## Challenge:
Find the word "this" in the records below. List each line containing it.

## Input records:
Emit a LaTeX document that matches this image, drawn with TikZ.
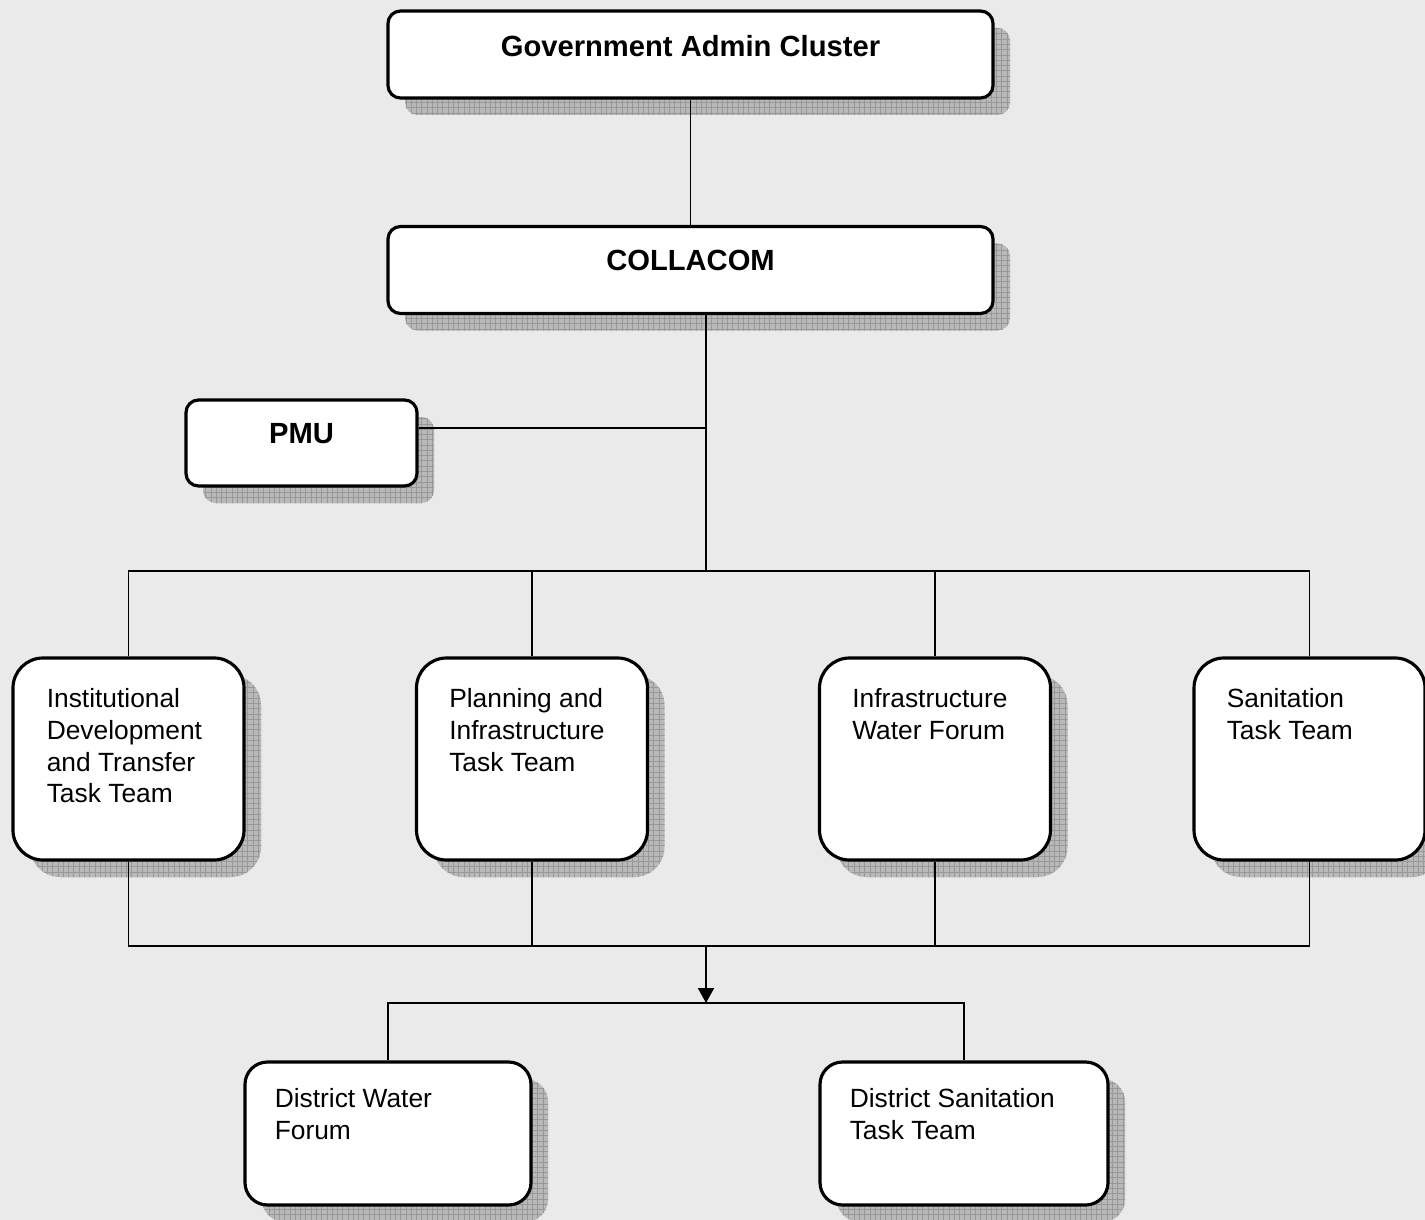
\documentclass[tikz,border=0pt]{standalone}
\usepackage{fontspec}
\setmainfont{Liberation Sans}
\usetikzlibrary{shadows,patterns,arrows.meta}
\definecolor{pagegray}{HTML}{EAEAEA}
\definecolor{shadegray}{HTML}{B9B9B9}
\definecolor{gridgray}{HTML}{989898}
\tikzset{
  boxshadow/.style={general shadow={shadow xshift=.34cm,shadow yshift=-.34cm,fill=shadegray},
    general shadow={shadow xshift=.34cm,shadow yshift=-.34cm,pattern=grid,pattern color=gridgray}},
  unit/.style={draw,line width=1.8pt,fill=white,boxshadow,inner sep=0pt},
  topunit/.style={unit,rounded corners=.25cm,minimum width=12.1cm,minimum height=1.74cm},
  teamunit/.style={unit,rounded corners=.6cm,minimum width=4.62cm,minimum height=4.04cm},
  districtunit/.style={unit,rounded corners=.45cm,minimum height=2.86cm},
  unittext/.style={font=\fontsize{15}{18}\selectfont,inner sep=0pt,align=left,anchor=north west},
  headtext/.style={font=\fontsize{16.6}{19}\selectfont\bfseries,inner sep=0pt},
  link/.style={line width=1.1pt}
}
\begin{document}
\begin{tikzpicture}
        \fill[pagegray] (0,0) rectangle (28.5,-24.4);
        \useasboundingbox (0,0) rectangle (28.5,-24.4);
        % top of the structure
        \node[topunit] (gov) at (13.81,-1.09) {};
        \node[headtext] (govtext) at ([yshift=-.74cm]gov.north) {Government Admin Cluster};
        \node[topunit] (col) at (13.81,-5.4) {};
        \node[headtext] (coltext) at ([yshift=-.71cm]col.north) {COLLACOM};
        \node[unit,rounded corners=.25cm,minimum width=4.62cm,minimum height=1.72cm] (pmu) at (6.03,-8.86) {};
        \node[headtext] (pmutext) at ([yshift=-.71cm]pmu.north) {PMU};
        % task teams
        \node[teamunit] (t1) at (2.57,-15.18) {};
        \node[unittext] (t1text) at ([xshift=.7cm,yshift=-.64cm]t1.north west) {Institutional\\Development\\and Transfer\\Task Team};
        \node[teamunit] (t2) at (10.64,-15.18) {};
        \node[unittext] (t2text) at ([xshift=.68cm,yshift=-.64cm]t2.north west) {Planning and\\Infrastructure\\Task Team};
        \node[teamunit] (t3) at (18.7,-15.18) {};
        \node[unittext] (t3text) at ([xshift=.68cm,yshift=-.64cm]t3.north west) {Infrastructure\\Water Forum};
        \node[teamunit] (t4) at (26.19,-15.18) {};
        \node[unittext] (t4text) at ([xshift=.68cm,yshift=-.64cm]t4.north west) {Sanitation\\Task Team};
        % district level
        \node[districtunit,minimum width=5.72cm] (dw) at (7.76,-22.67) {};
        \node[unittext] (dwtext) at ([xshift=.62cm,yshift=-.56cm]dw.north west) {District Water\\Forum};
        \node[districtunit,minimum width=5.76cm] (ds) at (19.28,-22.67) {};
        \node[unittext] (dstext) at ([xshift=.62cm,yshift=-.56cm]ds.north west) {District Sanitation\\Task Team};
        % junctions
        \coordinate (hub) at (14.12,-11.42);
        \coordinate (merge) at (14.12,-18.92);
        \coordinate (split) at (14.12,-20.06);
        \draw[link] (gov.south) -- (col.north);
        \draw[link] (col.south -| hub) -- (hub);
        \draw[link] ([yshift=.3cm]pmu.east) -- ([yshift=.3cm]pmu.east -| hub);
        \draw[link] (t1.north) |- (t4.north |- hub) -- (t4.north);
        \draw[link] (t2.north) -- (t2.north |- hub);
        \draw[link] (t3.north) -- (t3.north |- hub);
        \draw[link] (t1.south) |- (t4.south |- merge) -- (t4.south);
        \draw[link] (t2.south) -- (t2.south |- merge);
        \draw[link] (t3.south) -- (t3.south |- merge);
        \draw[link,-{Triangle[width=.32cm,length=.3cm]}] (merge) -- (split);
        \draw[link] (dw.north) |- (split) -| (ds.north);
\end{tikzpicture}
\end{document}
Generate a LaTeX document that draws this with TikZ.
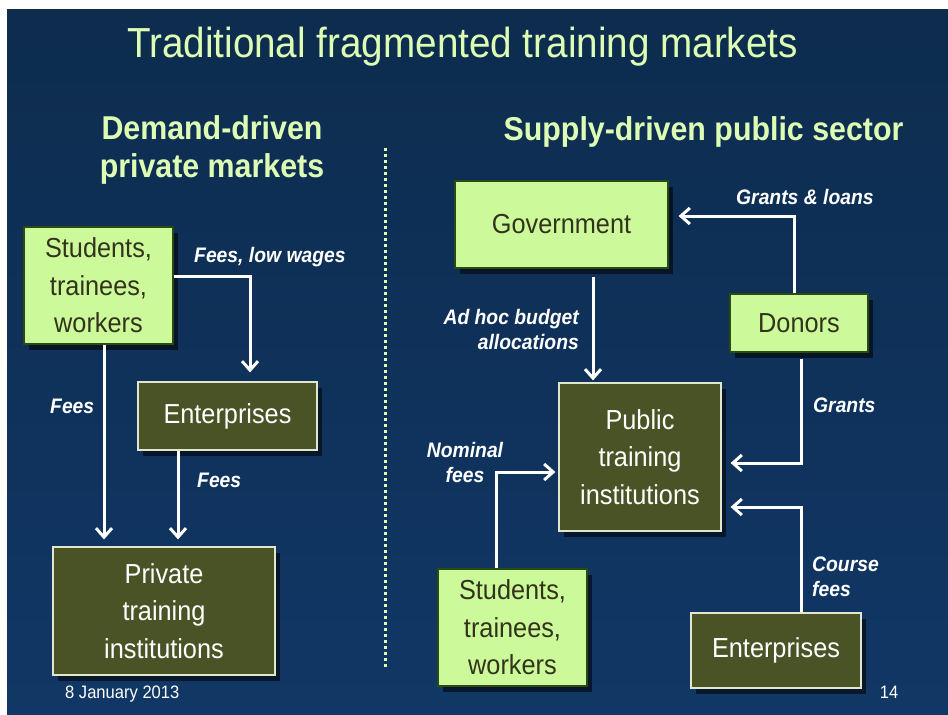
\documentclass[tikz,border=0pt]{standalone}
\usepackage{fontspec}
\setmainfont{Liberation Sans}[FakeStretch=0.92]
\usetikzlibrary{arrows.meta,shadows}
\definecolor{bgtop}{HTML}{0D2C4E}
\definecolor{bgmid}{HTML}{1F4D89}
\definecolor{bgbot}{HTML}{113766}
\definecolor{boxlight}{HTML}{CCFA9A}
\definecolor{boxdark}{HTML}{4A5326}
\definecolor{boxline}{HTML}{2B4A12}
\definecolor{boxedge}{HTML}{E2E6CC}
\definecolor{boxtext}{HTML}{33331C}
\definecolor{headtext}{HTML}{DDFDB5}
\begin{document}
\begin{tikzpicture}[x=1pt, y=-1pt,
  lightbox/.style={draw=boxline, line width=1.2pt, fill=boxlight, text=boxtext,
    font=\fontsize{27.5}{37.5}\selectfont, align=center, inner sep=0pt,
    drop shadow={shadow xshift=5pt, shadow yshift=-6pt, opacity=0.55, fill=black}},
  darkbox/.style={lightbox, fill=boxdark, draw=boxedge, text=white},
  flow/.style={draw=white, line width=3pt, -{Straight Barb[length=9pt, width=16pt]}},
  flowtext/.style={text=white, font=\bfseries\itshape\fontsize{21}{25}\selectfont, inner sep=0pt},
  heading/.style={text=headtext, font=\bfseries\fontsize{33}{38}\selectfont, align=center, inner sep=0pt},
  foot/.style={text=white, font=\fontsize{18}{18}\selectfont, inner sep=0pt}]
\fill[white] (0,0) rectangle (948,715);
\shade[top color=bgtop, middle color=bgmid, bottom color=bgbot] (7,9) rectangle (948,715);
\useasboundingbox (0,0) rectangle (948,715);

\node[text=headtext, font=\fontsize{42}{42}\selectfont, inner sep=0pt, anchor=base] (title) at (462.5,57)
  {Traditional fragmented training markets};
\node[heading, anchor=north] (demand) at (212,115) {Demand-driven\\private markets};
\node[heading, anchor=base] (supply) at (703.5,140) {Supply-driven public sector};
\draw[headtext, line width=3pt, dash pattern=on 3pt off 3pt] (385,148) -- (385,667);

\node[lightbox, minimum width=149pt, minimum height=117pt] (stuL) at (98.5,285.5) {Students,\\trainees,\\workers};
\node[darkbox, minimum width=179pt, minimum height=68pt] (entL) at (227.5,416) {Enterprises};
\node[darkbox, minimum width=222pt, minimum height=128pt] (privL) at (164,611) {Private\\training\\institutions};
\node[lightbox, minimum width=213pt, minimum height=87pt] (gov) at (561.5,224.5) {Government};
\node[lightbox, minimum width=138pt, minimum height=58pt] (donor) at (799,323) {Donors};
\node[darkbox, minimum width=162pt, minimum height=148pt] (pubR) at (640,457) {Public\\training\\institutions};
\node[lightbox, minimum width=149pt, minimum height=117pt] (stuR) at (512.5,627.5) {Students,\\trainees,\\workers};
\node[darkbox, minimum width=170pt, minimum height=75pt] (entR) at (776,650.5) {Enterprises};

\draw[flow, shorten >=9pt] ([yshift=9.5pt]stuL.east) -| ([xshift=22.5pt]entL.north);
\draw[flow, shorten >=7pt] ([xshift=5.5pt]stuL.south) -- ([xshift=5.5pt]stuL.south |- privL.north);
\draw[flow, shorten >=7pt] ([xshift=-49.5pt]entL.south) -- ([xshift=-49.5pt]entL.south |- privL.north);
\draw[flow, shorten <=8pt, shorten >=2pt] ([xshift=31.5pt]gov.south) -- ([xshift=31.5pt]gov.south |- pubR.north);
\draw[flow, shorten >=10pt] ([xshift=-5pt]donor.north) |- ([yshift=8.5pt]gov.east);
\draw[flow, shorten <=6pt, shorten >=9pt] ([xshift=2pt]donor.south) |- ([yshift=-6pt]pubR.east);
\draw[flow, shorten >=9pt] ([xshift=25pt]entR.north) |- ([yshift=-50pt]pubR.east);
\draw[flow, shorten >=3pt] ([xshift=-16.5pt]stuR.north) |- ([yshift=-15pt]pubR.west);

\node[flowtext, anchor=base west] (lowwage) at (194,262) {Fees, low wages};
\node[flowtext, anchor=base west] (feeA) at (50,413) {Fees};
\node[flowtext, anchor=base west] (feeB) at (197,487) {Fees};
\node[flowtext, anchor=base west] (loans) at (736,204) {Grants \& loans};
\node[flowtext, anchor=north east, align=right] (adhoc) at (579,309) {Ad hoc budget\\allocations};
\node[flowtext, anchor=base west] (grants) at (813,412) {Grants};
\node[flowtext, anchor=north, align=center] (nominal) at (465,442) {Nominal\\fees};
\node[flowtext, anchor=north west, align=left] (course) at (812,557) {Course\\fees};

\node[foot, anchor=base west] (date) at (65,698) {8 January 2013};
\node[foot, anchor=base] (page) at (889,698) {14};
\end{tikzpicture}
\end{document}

...

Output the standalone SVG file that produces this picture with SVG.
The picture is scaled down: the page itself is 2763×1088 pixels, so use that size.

## Task answer:
Emit a LaTeX document that matches this image, drawn with TikZ.
Generate a LaTeX document that draws this with TikZ.
Output the standalone SVG file that produces this picture with SVG.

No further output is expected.